Though not mentioned by Pavlovitz, if how we treat the LGBT community in Church is not enough, we insist that society must follow our example by punishing and stigmatizing homosexuals and the transgendered as well. Much of this punishment revolves  around denying homosexuals equality lest they escape stigmatization and are counted as normal. 

The overall theme of how many of us Christians treat the LGBT community is that those in that community must know their place. Many of us want them to think that they are not only not up to our standards, they are a threat to us, to our society--and that is despite their many personal and historical contributions. And after we call on society to punish those in the LGBT community, we have the audacity to wonder why we get push back. We wonder why people not only disagree with our views of sex, they question our religion. And though we, in our usual self-flattering way, want to view their resistance against us as resistance against God, we need to realize that not only have we hurt fellow people who are made in the image of God and fellow sinners, we have harmed the Gospel's reputation by not speaking as Jesus would have. This is the point of Pavlovitz's article.

Pavlovitz prefers to finish with a question rather than a suggestion or two. So to try to answer his questions might require that we return to the drawing board. The most immediate solution would be to change our theology. We could rewrite it to accept homosexuality. But to do so would be to betray the Scriptures. For while some LGBT apologists want the Biblical debate on homosexuality to revolve around the definitions of a couple of words, the scriptural passages in Leviticus and Romans, both of which condemn homosexuality, remove the issue beyond the reach of individual definitions by talking about the concept and how it falls short of God's design.


Therefore, changing our theology about sex is not an option. So we must, for the sake of some who are made in God's image and the Gospel, look for changes in how we communicate our theology for the solution. And if we listen to the complaints raised by those in the LGBT community, it will not be too difficult to solve some, but not all, of the sources of contention.

What many in the LGBT community seem to be saying is that we are overstating our case. We are, to repeat the above football references, doing far more than just tackling the sin; we pile on, spear, and target the people involved. And we do so while being blind to our own sins. In short, we come across as the pharisee in the parable of the two men praying (click here). The sins of others have given us delusions of self-righteousness. We forget that while Paul associates the sin of homosexuality with the Gentiles in Romans 1 (click here), he then goes on to describe the sins of the Jews in Romans 2 (click here), and then finishes by stating that no one is better than the other in Romans 3:9-21 (click here).

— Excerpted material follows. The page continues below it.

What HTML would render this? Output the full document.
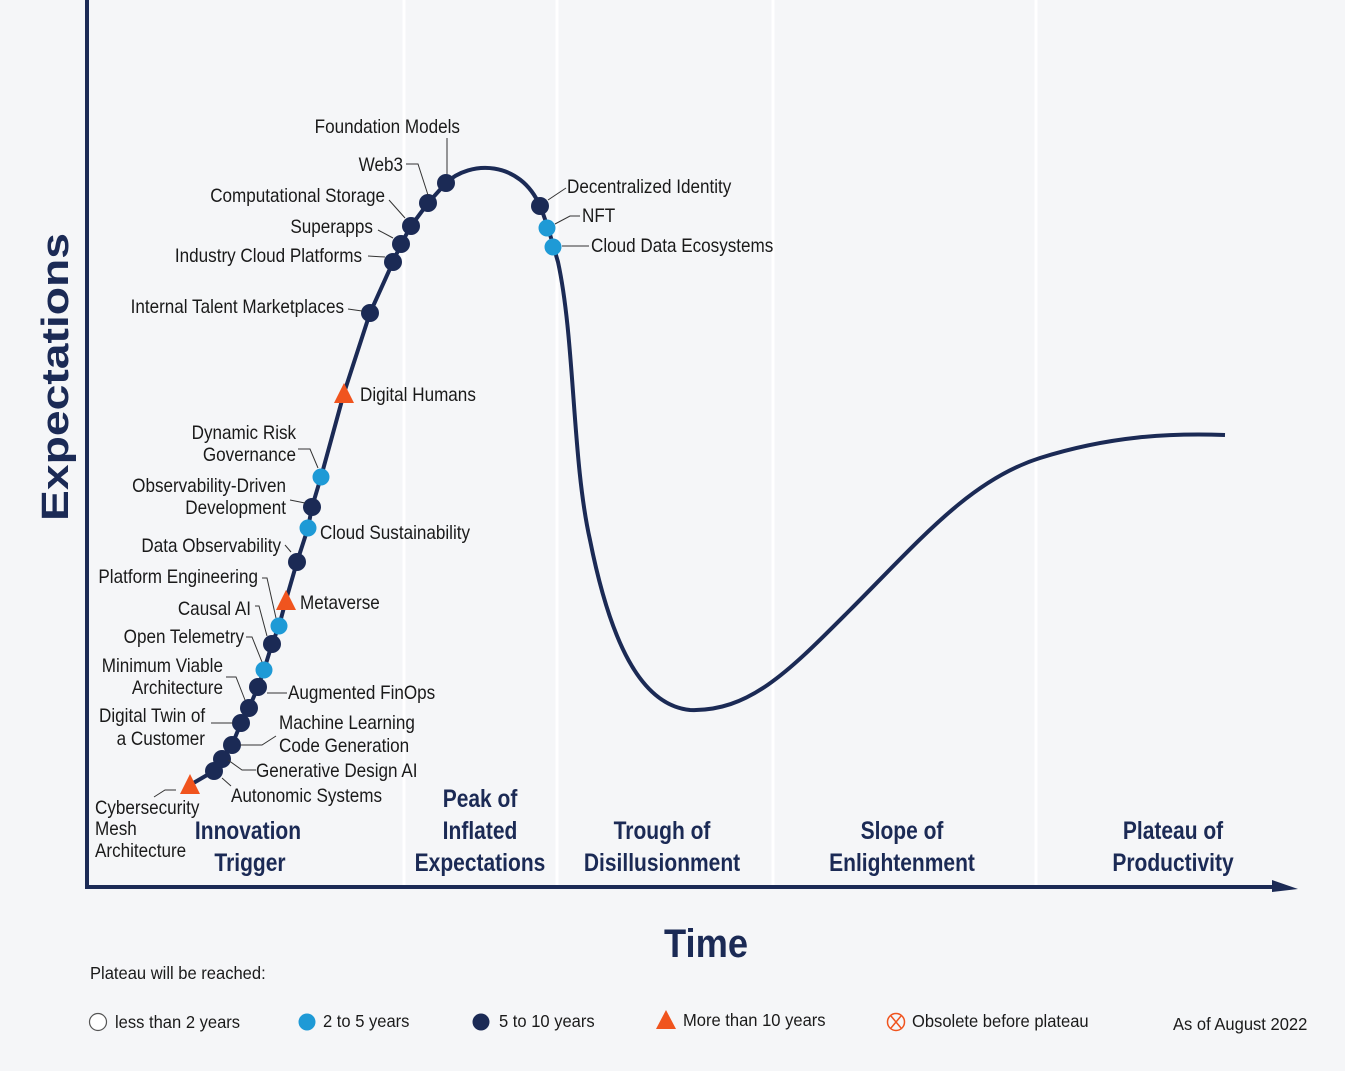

Thus, our ways of speaking to and treating gays have shown that we have not only exercised bad bedside manner when telling homosexuals about sexual sin, we've made matters worse by not treating them as equals both as individuals and as people in society. And until we change that, much of our teaching about Biblical sexual morality will be lost in translation and we will become stumbling blocks rather than preachers of the Gospel.

All of this starts with how we want society to treat those in the LGBT community. For we cannot expect to have the Church be more loving toward those in the LGBT community when we require, in varying degrees, that society marginalizes both homosexuals and the transgendered. So how we want society to treat those in the LGBT community is where it starts though it isn't where it ends. And we must also realize that because of the past unjust suffering, the sensitivity of some in the LGBT will prevent them from distinguish those who preach in love and those who don't.

Yes, we must be firm in holding to Biblical moral standards regarding sex. But that doesn't preclude us from being gentle with those who do not meet those standards and speaking to them as equals, as fellow sinners.